Andry cumplió 32 años encerrado en el Cecot. Un día, sofocado por el calor y con un dolor de cabeza insoportable, se agachó para echarse agua. "¿Qué haces bañándote a escondidas? Eso no está permitido, tenemos que castigarte", le gritó un guardia. Lo llevaron a una celda de aislamiento de 9 m², sin luz ni ventilación, apodada "la isla". "Me dijeron: '¡arrodíllate!'", recuerda Andry. "Sentí que cuatro personas me rodeaban, me tocaban; uno me obligó a hacerle sexo oral, otro frotaba mis partes íntimas con una porra, me la colocaban entre las piernas y la empujaban hacia arriba". Sin noción del tiempo, cree que los abusos duraron unas dos horas "eternas".
Su liberación fue un alivio. Fue recibido como un héroe en Capacho.

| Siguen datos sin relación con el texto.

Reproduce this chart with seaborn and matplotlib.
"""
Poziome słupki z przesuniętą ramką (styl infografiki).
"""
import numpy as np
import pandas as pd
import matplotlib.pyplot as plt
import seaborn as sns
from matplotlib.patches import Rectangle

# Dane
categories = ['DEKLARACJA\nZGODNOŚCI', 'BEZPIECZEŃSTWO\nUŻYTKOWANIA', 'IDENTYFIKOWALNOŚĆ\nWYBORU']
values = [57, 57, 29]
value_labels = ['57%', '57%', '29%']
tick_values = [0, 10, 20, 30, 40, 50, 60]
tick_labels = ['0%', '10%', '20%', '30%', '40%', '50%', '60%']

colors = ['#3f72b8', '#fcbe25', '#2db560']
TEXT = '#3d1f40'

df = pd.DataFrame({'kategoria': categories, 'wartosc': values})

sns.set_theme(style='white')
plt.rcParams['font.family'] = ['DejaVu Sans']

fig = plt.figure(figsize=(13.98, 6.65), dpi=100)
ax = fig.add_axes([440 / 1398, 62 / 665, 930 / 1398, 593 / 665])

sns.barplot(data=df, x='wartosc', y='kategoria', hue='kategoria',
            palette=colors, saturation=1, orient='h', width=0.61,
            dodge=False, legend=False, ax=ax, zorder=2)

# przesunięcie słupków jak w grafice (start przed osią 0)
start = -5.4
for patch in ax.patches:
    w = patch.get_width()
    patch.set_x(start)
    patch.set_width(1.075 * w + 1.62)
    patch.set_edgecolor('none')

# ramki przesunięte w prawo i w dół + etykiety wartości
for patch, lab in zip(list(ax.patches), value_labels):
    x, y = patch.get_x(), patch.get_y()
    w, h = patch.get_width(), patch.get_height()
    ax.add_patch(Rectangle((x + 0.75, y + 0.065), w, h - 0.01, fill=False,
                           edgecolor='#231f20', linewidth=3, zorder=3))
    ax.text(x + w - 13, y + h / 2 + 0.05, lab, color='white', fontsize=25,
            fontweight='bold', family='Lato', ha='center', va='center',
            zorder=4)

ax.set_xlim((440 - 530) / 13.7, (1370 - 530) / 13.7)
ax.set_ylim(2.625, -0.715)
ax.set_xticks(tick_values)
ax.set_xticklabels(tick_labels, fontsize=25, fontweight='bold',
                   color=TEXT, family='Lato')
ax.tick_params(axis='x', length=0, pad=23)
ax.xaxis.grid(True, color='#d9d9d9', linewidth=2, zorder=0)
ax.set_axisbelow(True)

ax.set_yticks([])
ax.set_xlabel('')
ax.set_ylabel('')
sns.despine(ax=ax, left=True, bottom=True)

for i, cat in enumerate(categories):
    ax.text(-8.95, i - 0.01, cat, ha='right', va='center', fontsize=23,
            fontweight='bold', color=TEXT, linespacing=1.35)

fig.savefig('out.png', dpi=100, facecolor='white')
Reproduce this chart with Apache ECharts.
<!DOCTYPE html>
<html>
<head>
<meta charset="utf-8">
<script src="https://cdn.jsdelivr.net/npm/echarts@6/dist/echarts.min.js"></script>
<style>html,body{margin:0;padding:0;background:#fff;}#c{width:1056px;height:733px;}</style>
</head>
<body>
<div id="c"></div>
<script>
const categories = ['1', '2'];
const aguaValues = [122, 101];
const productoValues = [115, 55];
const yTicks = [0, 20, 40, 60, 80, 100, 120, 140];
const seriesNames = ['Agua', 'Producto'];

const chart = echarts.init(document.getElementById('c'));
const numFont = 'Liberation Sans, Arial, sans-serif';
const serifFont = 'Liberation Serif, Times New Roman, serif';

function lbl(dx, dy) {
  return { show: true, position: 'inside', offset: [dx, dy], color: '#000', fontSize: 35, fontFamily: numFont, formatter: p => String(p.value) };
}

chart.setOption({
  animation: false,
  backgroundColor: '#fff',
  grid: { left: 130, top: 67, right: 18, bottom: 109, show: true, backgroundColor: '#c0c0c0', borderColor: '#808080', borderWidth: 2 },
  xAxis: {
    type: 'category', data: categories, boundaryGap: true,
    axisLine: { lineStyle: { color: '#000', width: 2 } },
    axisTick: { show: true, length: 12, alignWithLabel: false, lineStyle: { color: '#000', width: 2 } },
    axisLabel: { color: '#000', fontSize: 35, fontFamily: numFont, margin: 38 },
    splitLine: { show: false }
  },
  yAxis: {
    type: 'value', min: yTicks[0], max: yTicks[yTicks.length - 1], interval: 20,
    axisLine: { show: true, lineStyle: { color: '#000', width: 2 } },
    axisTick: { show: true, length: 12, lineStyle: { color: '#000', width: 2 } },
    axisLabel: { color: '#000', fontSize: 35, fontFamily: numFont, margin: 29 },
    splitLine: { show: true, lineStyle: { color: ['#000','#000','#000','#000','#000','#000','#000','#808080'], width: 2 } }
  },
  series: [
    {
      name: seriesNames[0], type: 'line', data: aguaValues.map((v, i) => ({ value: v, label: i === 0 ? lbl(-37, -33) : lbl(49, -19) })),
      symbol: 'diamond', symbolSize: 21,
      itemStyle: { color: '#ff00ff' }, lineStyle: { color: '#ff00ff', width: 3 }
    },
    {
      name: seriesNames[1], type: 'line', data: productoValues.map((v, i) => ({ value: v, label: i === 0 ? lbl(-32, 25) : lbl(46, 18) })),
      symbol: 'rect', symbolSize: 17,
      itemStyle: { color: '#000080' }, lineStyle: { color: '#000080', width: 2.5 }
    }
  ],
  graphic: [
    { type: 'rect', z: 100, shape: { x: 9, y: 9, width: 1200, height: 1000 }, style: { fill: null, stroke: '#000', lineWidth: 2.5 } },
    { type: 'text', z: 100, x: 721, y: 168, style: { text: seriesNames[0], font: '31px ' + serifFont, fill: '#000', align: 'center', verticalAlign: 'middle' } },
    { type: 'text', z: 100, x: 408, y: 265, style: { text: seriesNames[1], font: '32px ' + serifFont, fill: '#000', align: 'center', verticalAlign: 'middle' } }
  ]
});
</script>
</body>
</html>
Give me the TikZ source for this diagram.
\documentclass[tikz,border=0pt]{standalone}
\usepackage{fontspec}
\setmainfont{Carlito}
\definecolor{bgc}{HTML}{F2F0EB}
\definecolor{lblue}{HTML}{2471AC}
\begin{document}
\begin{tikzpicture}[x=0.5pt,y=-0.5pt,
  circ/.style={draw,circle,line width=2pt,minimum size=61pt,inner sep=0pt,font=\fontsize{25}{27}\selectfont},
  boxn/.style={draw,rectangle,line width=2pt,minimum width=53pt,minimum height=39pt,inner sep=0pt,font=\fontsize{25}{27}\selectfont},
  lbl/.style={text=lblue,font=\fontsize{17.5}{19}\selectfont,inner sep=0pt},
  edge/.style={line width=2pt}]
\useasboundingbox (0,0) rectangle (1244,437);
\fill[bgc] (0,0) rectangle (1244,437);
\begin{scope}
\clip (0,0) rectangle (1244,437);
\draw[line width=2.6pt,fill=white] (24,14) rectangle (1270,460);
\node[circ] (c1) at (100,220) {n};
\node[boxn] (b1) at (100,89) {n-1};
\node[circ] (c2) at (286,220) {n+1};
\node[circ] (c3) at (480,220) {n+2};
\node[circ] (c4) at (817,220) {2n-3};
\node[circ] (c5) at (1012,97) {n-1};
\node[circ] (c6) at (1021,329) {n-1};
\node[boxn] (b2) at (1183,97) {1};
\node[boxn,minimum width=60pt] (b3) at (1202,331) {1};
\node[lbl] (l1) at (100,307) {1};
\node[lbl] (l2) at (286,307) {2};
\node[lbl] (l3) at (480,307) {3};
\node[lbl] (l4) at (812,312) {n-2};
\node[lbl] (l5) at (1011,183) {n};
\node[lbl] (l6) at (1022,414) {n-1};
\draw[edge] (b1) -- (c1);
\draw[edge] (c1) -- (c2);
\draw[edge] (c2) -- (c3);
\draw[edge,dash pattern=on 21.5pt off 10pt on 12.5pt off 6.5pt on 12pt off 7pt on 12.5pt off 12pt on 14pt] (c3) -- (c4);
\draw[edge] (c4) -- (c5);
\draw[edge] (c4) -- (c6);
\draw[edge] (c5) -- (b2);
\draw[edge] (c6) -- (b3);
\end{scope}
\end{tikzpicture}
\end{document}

Saborea la libertad recuperada, pero las posibilidades de construir una vida con Paul se han reducido. "Hay que tener los pies en la tierra, hay que enfrentar la realidad: él está allá, yo estoy aquí", dice antes de romper en llanto.
Andry no descarta intentar regresar a Estados Unidos. "Si me permiten entrar, sí, iré", afirma, aunque por ahora el plan es reencontrarse con Paul en Colombia en unos meses. "¿Piensas ir a verme?", pregunta Paul. "¿Y todavía haces la pregunta?", le responde Andry con una sonrisa gigante.